The breakdown of the assets being sold to Starwood Global Opportunity Fund X, through a controlled affiliate, is: 33 properties, 10,742 units in South Florida; 18 properties, 6,635 units in Denver; 10 properties, 3,020 units in Washington, D.C.; eight properties, 1,721 units in Seattle; and three properties, 1,144 in the Inland Empire of California.

Equity Residential also plans to sell 26 more assets totaling 4,728 units next year. The REIT said the assets are all of its Connecticut holdings and some non-core Massachusetts submarkets. These sales will be made individually or in small portfolio dispositions. When those sales are complete, Equity Residential will have exited the South Florida and Denver markets along with the New England submarkets.

The REIT may sell some core market assets in 2016 with the intention of reinvesting those proceeds in new assets.

The deal with Starwood is expected to close in the first quarter of 2016.

When the deal is completed, Starwood will control more than 88,000 units, making it one of the largest owners of multifamily housing in the United States. Over the last 12 months, Starwood has acquired or is under contract to purchase approximately 67,800 multifamily units. In May, the firm acquired three multifamily properties in the Raleigh-Durham markets in North Carolina getting 942 units for $72 million.

“The size of this transaction underscores our conviction in multifamily housing’s continuing ability to offer superior risk-adjusted returns.
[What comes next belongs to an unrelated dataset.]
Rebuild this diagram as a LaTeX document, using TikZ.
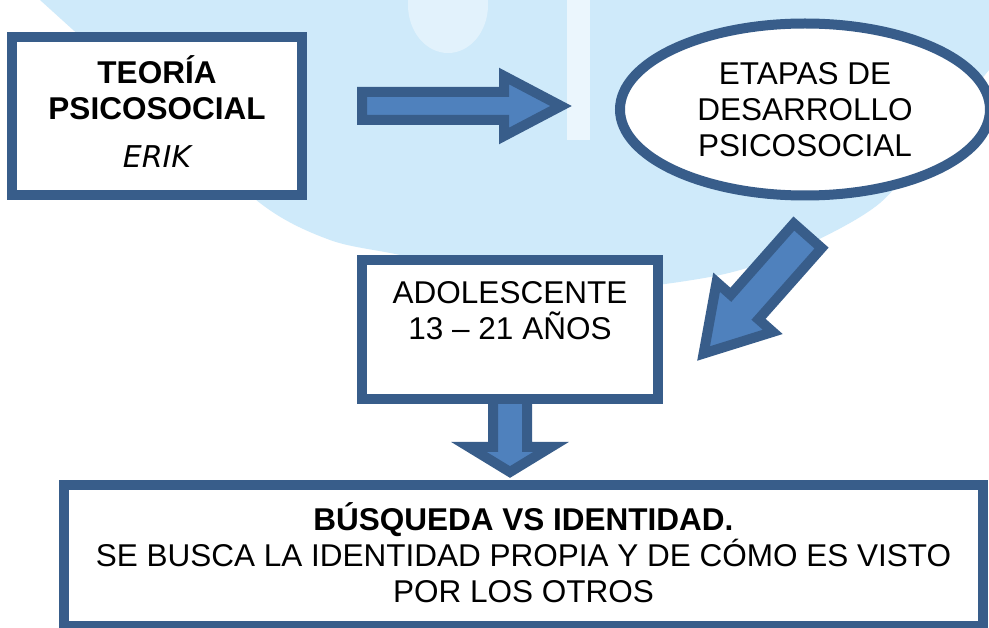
\documentclass[tikz,border=0pt]{standalone}
\usepackage{fontspec}
\setmainfont{Liberation Sans}
\newfontfamily\erikfont{DejaVu Sans}
\usetikzlibrary{shapes.geometric,calc,backgrounds}

\definecolor{rimblue}{RGB}{56,93,138}
\definecolor{fillblue}{RGB}{79,129,189}
\definecolor{washblue}{RGB}{207,234,250}

\newcommand{\bigfont}{\fontsize{31.5}{36}\selectfont}

\tikzset{
  box/.style={draw=rimblue, line width=10pt, fill=white, align=center, inner sep=0pt, font=\bigfont},
  oval/.style={box, ellipse},
  fatarrow/.style={draw=rimblue, fill=fillblue, line width=10pt, line join=miter},
}

% from, to, half shaft, half head, head length
\newcommand{\blockarrow}[5]{%
  \draw[fatarrow] let \p1=($(#2)-(#1)$), \n1={atan2(\y1,\x1)}, \n2={veclen(\x1,\y1)} in
    [shift={(#1)}, rotate=\n1]
    (0,-#3) -- (\n2-#5,-#3) -- (\n2-#5,-#4) -- (\n2,0) -- (\n2-#5,#4) -- (\n2-#5,#3) -- (0,#3) -- cycle;}

\begin{document}
\begin{tikzpicture}[x=1pt,y=-1pt]
  \useasboundingbox (0,0) rectangle (989,628);

  \node[box, minimum width=290, minimum height=158, font=\bigfont\bfseries] (teoria) at (157,116)
    {TEORÍA\\PSICOSOCIAL\\[12pt]{\normalfont\erikfont\itshape\fontsize{30}{36}\selectfont ERIK}\rule[-8pt]{0pt}{8pt}};
  \node[oval, minimum width=370, minimum height=172] (etapas) at (805,109.5)
    {ETAPAS DE\\DESARROLLO\\PSICOSOCIAL};
  \node[box, minimum width=296, minimum height=139] (adol) at (510,329.5)
    {ADOLESCENTE\\13 – 21 AÑOS\rule[-38pt]{0pt}{38pt}};
  \node[box, minimum width=919, minimum height=141] (busqueda) at (523.5,555.5)
    {\textbf{BÚSQUEDA VS IDENTIDAD.}\\SE BUSCA LA IDENTIDAD PROPIA Y DE CÓMO ES VISTO\\POR LOS OTROS\rule[-5pt]{0pt}{5pt}};

  \coordinate (ra) at (362,106);
  \coordinate (rb) at (561,106);
  \coordinate (da) at (807.7,235.8);
  \coordinate (db) at (703.6,353.5);
  \coordinate (dwa) at (510,399);
  \coordinate (dwb) at (510,472);

  \begin{scope}[on background layer]
    \fill[white] (0,0) rectangle (989,628);
    \fill[washblue] plot[smooth] coordinates {(40,0) (150,100) (260,203) (330,240) (400,255)
      (500,278) (600,290) (720,275) (800,248) (880,203) (940,130) (989,70)} -- (989,0) -- cycle;
    \fill[white, opacity=.6] (567,0) rectangle (590,140);
    \fill[white, opacity=.4] (448,5) ellipse [x radius=40, y radius=48];
    \blockarrow{ra}{rb}{14}{30}{57}
    \blockarrow{da}{db}{18.5}{37.5}{62}
    \blockarrow{dwa}{dwb}{17}{41}{25}
  \end{scope}
\end{tikzpicture}
\end{document}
The strong underlying demographics for apartments and positive leverage – resulting in robust cash-on-cash yields – make this portfolio a very attractive investment,” Barry Sternlicht, chairman & CEO of Starwood Capital Group, said in a prepared statement. “We are excited to increase our exposure to these growth markets, and to add such high-quality assets to our rapidly expanding portfolio of multifamily properties.”
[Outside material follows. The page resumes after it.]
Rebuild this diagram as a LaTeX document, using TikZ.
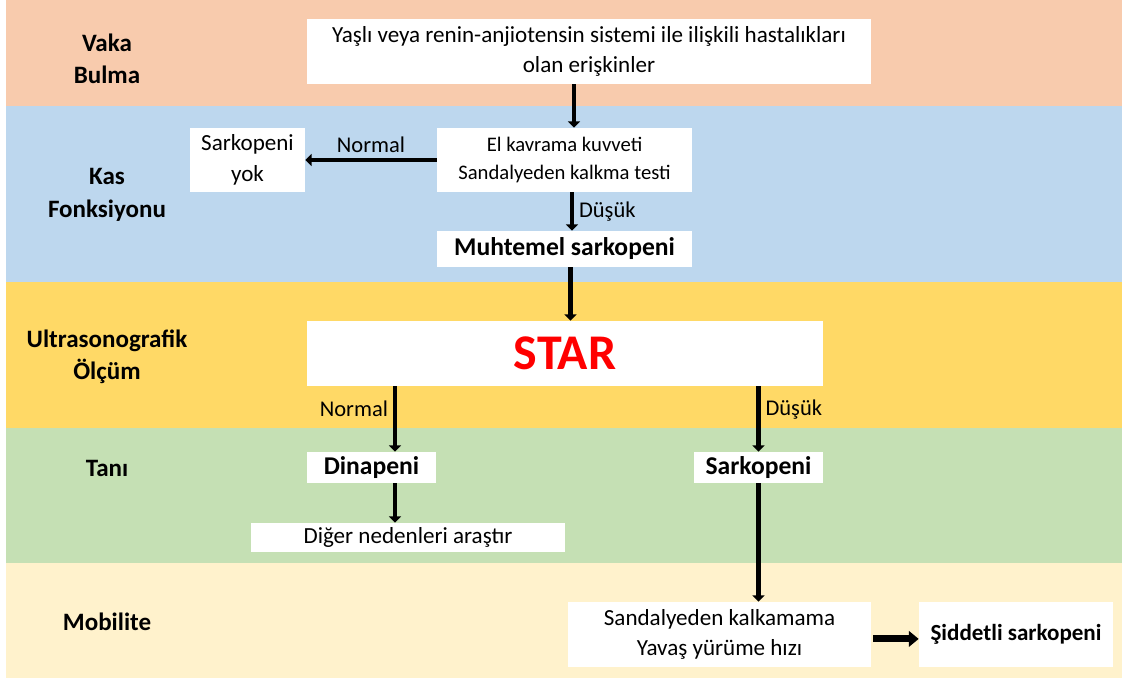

Starwood said the markets have had strong market rent growth of 5.4 percent annually over the last five years, noting it was well above the national average. They are also markets projected to have employment and income growth above the forecasted national average. The firm stated those factors, along with shifts in household formation and homeownership rates, should continue to drive demand and provide consistent rent growth across the portfolio.

“Our existing multifamily portfolio provides us with tremendous insights into market fundamentals and developing trends, allowing us to recognize and capitalize upon the dynamic growth across these markets,” Christopher Graham, senior managing director and head of real estate acquisitions for the Americas at Starwood, said in a prepared statement. “The two largest markets in this new portfolio – South Florida and Denver – are both seeing very impression and sustainable indications of growth, driven by compelling demographics, affordability and fundamentals.”

Market research from Yardi Matrix shows U.S. multifamily rents have been climbing this year with the September increase of $5 marking a new record of $1,167, according to the September issue of Matrix Monthly. The report noted that September’s year-over-year increase of 6.8 percent was 30 basis points higher than the previous two months and the highest growth in the post-recession cycle. Markets in the West and Pacific Northwest led the way with increases in September with rents in Portland, Ore., rising the most at 16.3 percent year over year, followed by San Francisco, Denver, Sacramento, Calif., and Seattle.